Afin de dépasser ces difficultés, l'ouvrage privilégie par endroits le «temps long», replaçant à l'échelle du siècle tout entier le décollage des puissances du Sud observé ces dernières années (lire notamment la stimulante analyse du «grand jeu» asiatique, où l'émergence de la Chine et de l'Inde est vue comme une «réémergence», un «retour de l'Histoire»). Mieux, Jaffrelot et son équipe proposent de mettre de côté, par moments, le cadre national : «L'image du pays émergent, héritée de la vision des Etats nationaux qui a structuré les cinq derniers siècles, est-elle la plus pertinente ? La perspective actuelle ne serait-elle pas plutôt celle d'une constellation de territoires, grandes métropoles ou zones spéciales, reliés entre eux par des réseaux d'information et de communication ?»
Pour se frayer un chemin dans cet «archipel planétaire» des émergents, dans la lignée lointaine de l'«économie-monde» chère à Fernand Braudel, l'ouvrage adopte une définition assez restrictive, qui se concentre surtout sur six ou sept pays à peine, sans surprise (les quatre BRIC - Brésil, Russie, Inde, Chine - ainsi que l'Afrique du Sud, le Mexique et la Turquie). En résumé, les émergents sont des «late-comers» (ils sont venus tard au développement, souvent retardés par la colonisation). Ils enregistrent aujourd'hui une forte croissance, bien plus forte que celle des pays du Nord. Et leur performance économique menace l'ordre établi des pays développés (voir l'épisode, symbolique, du rachat de Jaguar et Land Rover par Tata, en mars 2008). Même si, comme le rappelle Pierre Hassner, citant le cas du Venezuela, «il y a d'autres manières d'émerger, pour les Etats, que la puissance économique».
La «Chinafrique» revisitée
A cheval entre le manuel scolaire clair et pédago, et le travail de recherche dense et rigoureux, le livre décline une poignée de trajectoires nationales, puis multiplie les approches croisées (quelques pages bienvenues sur la «régionalisation sans effet» de l'Amérique latine, par Olivier Dabène, d'autres fouillées sur le décryptage des stratégies des émergents dans le cadre du Gatt puis de l'OMC). Roland Marchal, du Ceri, revient sur l'offensive de la Chine en Afrique, déployant une thèse qui nous paraît moins ambitieuse mais plus solide que celle du best-seller La Chinafrique (dont on a déjà beaucoup débattu sur Mediapart, ici et là). Plus rare, un texte sur les présences chinoises et indiennes en Amérique latine souligne le risque d'une trop forte spécialisation du continent dans l'exportation de ses matières premières.
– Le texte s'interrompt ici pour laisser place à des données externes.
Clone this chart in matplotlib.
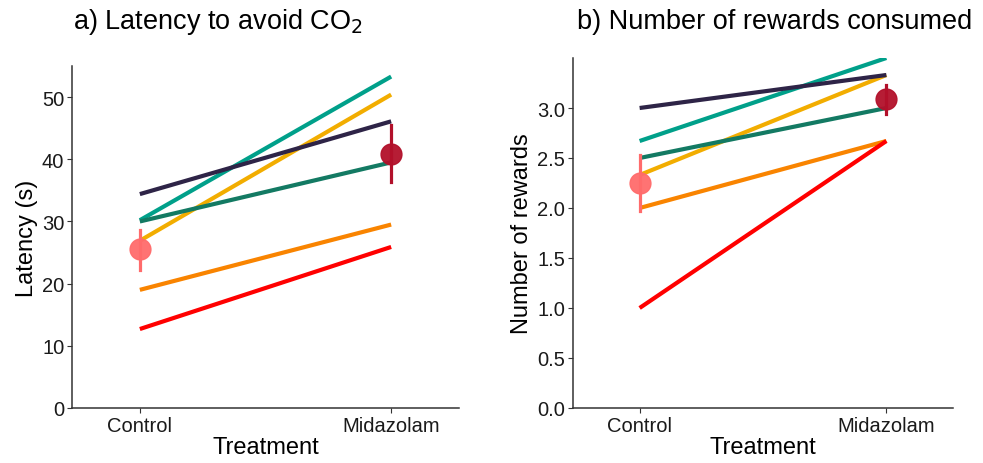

On conseillera aussi l'entretien avec l'économiste Robert Boyer, qui croit discerner l'émergence, après le consensus de Washington (imposé par la Banque mondiale à bon nombre de pays en développement, au cours des années 90) et le consensus de Pékin (cette alliance entre secteurs public et privé si spécifique au capitalisme chinois des années 2000), d'un nouveau schéma de développement, du côté des gouvernements de gauche latino-américains, illustré par le mot d'ordre du Brésilien Lula, «croissance avec équité».
* Les pays émergents, sous la direction de Christophe Jaffrelot, collection L'enjeu Mondial, Presses de SciencesPo/Ceri, 380 pages, 30 euros.